[start of Provided material]
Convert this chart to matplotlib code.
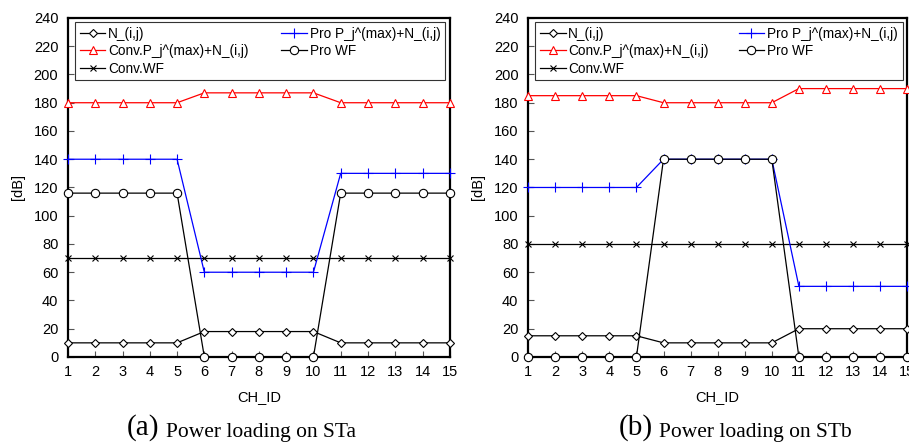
# Power loading on STa / STb, two panels side by side
import numpy as np
import matplotlib.pyplot as plt

plt.rcParams['font.family'] = ['Liberation Sans', 'DejaVu Sans']

ch_id = np.arange(1, 16)

# panel (a) STa
sta_noise = [10, 10, 10, 10, 10, 18, 18, 18, 18, 18, 10, 10, 10, 10, 10]
sta_conv_pmax = [180, 180, 180, 180, 180, 187, 187, 187, 187, 187, 180, 180, 180, 180, 180]
sta_conv_wf = [70] * 15
sta_pro_pmax = [140, 140, 140, 140, 140, 60, 60, 60, 60, 60, 130, 130, 130, 130, 130]
sta_pro_wf = [116, 116, 116, 116, 116, 0, 0, 0, 0, 0, 116, 116, 116, 116, 116]

# panel (b) STb
stb_noise = [15, 15, 15, 15, 15, 10, 10, 10, 10, 10, 20, 20, 20, 20, 20]
stb_conv_pmax = [185, 185, 185, 185, 185, 180, 180, 180, 180, 180, 190, 190, 190, 190, 190]
stb_conv_wf = [80] * 15
stb_pro_pmax = [120, 120, 120, 120, 120, 140, 140, 140, 140, 140, 50, 50, 50, 50, 50]
stb_pro_wf = [0, 0, 0, 0, 0, 140, 140, 140, 140, 140, 0, 0, 0, 0, 0]

labels = ['N_(i,j)', 'Conv.P_j^(max)+N_(i,j)', 'Conv.WF', 'Pro P_j^(max)+N_(i,j)', 'Pro WF']
captions = [('(a)', 'Power loading on STa'), ('(b)', 'Power loading on STb')]

fig = plt.figure(figsize=(9.09, 4.44), dpi=100)
ax_a = fig.add_axes([0.0748, 0.196, 0.420, 0.7635])
ax_b = fig.add_axes([0.581, 0.196, 0.417, 0.7635])

panels = [
    (ax_a, sta_noise, sta_conv_pmax, sta_conv_wf, sta_pro_pmax, sta_pro_wf),
    (ax_b, stb_noise, stb_conv_pmax, stb_conv_wf, stb_pro_pmax, stb_pro_wf),
]

for ax, noise, conv_p, conv_wf, pro_p, pro_wf in panels:
    lw = 0.9
    ax.plot(ch_id, noise, color='black', lw=lw, marker='D', ms=4.3,
            mfc='white', mec='black', mew=0.8, label=labels[0], clip_on=False, zorder=4)
    ax.plot(ch_id, conv_p, color='red', lw=lw, marker='^', ms=6,
            mfc='white', mec='red', mew=0.8, label=labels[1], clip_on=False, zorder=3)
    ax.plot(ch_id, conv_wf, color='black', lw=lw, marker='x', ms=5,
            mew=0.8, label=labels[2], clip_on=False, zorder=3)
    ax.plot(ch_id, pro_p, color='blue', lw=lw, marker='+', ms=6.5,
            mew=0.8, label=labels[3], clip_on=False, zorder=3)
    ax.plot(ch_id, pro_wf, color='black', lw=lw, marker='o', ms=6,
            mfc='white', mec='black', mew=0.8, label=labels[4], clip_on=False, zorder=5)

    ax.set_xlim(1, 15)
    ax.set_ylim(0, 240)
    ax.set_xticks(ch_id)
    ax.set_yticks(np.arange(0, 241, 20))
    ax.tick_params(direction='in', length=4, width=0.8, color='#555555',
                   labelsize=10.5, pad=6)
    ax.tick_params(axis='y', pad=7)
    for sp in ax.spines.values():
        sp.set_linewidth(1.6)
    ax.set_xlabel('CH_ID', fontsize=10.5, labelpad=8)
    ax.set_ylabel('[dB]', fontsize=10.5, labelpad=6)

    leg = ax.legend(loc='upper left', ncol=2, mode='expand',
                    bbox_to_anchor=(0.018, 0.826, 0.97, 0.162), borderaxespad=0,
                    fontsize=9.8, handlelength=1.9, handletextpad=0.2,
                    labelspacing=0.25, borderpad=0.35, columnspacing=1.0,
                    fancybox=False, framealpha=1)
    leg.get_frame().set_edgecolor('#333333')
    leg.get_frame().set_linewidth(0.8)

# captions under each panel, serif
fig.text(0.175, 0.022, captions[0][0], family='Liberation Serif', fontsize=21,
         ha='right', va='baseline')
fig.text(0.183, 0.016, captions[0][1], family='Liberation Serif', fontsize=15.5,
         ha='left', va='baseline')
fig.text(0.7185, 0.022, captions[1][0], family='Liberation Serif', fontsize=21,
         ha='right', va='baseline')
fig.text(0.725, 0.016, captions[1][1], family='Liberation Serif', fontsize=15.5,
         ha='left', va='baseline')

fig.savefig('out.png', dpi=100)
[end of Provided material]
Written exercise —
Using the data above, print every line exactly, omitting pictures.

Full solution —
Convert this chart to matplotlib code.
# Power loading on STa / STb, two panels side by side
import numpy as np
import matplotlib.pyplot as plt

plt.rcParams['font.family'] = ['Liberation Sans', 'DejaVu Sans']

ch_id = np.arange(1, 16)

# panel (a) STa
sta_noise = [10, 10, 10, 10, 10, 18, 18, 18, 18, 18, 10, 10, 10, 10, 10]
sta_conv_pmax = [180, 180, 180, 180, 180, 187, 187, 187, 187, 187, 180, 180, 180, 180, 180]
sta_conv_wf = [70] * 15
sta_pro_pmax = [140, 140, 140, 140, 140, 60, 60, 60, 60, 60, 130, 130, 130, 130, 130]
sta_pro_wf = [116, 116, 116, 116, 116, 0, 0, 0, 0, 0, 116, 116, 116, 116, 116]

# panel (b) STb
stb_noise = [15, 15, 15, 15, 15, 10, 10, 10, 10, 10, 20, 20, 20, 20, 20]
stb_conv_pmax = [185, 185, 185, 185, 185, 180, 180, 180, 180, 180, 190, 190, 190, 190, 190]
stb_conv_wf = [80] * 15
stb_pro_pmax = [120, 120, 120, 120, 120, 140, 140, 140, 140, 140, 50, 50, 50, 50, 50]
stb_pro_wf = [0, 0, 0, 0, 0, 140, 140, 140, 140, 140, 0, 0, 0, 0, 0]

labels = ['N_(i,j)', 'Conv.P_j^(max)+N_(i,j)', 'Conv.WF', 'Pro P_j^(max)+N_(i,j)', 'Pro WF']
captions = [('(a)', 'Power loading on STa'), ('(b)', 'Power loading on STb')]

fig = plt.figure(figsize=(9.09, 4.44), dpi=100)
ax_a = fig.add_axes([0.0748, 0.196, 0.420, 0.7635])
ax_b = fig.add_axes([0.581, 0.196, 0.417, 0.7635])

panels = [
    (ax_a, sta_noise, sta_conv_pmax, sta_conv_wf, sta_pro_pmax, sta_pro_wf),
    (ax_b, stb_noise, stb_conv_pmax, stb_conv_wf, stb_pro_pmax, stb_pro_wf),
]

for ax, noise, conv_p, conv_wf, pro_p, pro_wf in panels:
    lw = 0.9
    ax.plot(ch_id, noise, color='black', lw=lw, marker='D', ms=4.3,
            mfc='white', mec='black', mew=0.8, label=labels[0], clip_on=False, zorder=4)
    ax.plot(ch_id, conv_p, color='red', lw=lw, marker='^', ms=6,
            mfc='white', mec='red', mew=0.8, label=labels[1], clip_on=False, zorder=3)
    ax.plot(ch_id, conv_wf, color='black', lw=lw, marker='x', ms=5,
            mew=0.8, label=labels[2], clip_on=False, zorder=3)
    ax.plot(ch_id, pro_p, color='blue', lw=lw, marker='+', ms=6.5,
            mew=0.8, label=labels[3], clip_on=False, zorder=3)
    ax.plot(ch_id, pro_wf, color='black', lw=lw, marker='o', ms=6,
            mfc='white', mec='black', mew=0.8, label=labels[4], clip_on=False, zorder=5)

    ax.set_xlim(1, 15)
    ax.set_ylim(0, 240)
    ax.set_xticks(ch_id)
    ax.set_yticks(np.arange(0, 241, 20))
    ax.tick_params(direction='in', length=4, width=0.8, color='#555555',
                   labelsize=10.5, pad=6)
    ax.tick_params(axis='y', pad=7)
    for sp in ax.spines.values():
        sp.set_linewidth(1.6)
    ax.set_xlabel('CH_ID', fontsize=10.5, labelpad=8)
    ax.set_ylabel('[dB]', fontsize=10.5, labelpad=6)

    leg = ax.legend(loc='upper left', ncol=2, mode='expand',
                    bbox_to_anchor=(0.018, 0.826, 0.97, 0.162), borderaxespad=0,
                    fontsize=9.8, handlelength=1.9, handletextpad=0.2,
                    labelspacing=0.25, borderpad=0.35, columnspacing=1.0,
                    fancybox=False, framealpha=1)
    leg.get_frame().set_edgecolor('#333333')
    leg.get_frame().set_linewidth(0.8)

# captions under each panel, serif
fig.text(0.175, 0.022, captions[0][0], family='Liberation Serif', fontsize=21,
         ha='right', va='baseline')
fig.text(0.183, 0.016, captions[0][1], family='Liberation Serif', fontsize=15.5,
         ha='left', va='baseline')
fig.text(0.7185, 0.022, captions[1][0], family='Liberation Serif', fontsize=21,
         ha='right', va='baseline')
fig.text(0.725, 0.016, captions[1][1], family='Liberation Serif', fontsize=15.5,
         ha='left', va='baseline')

fig.savefig('out.png', dpi=100)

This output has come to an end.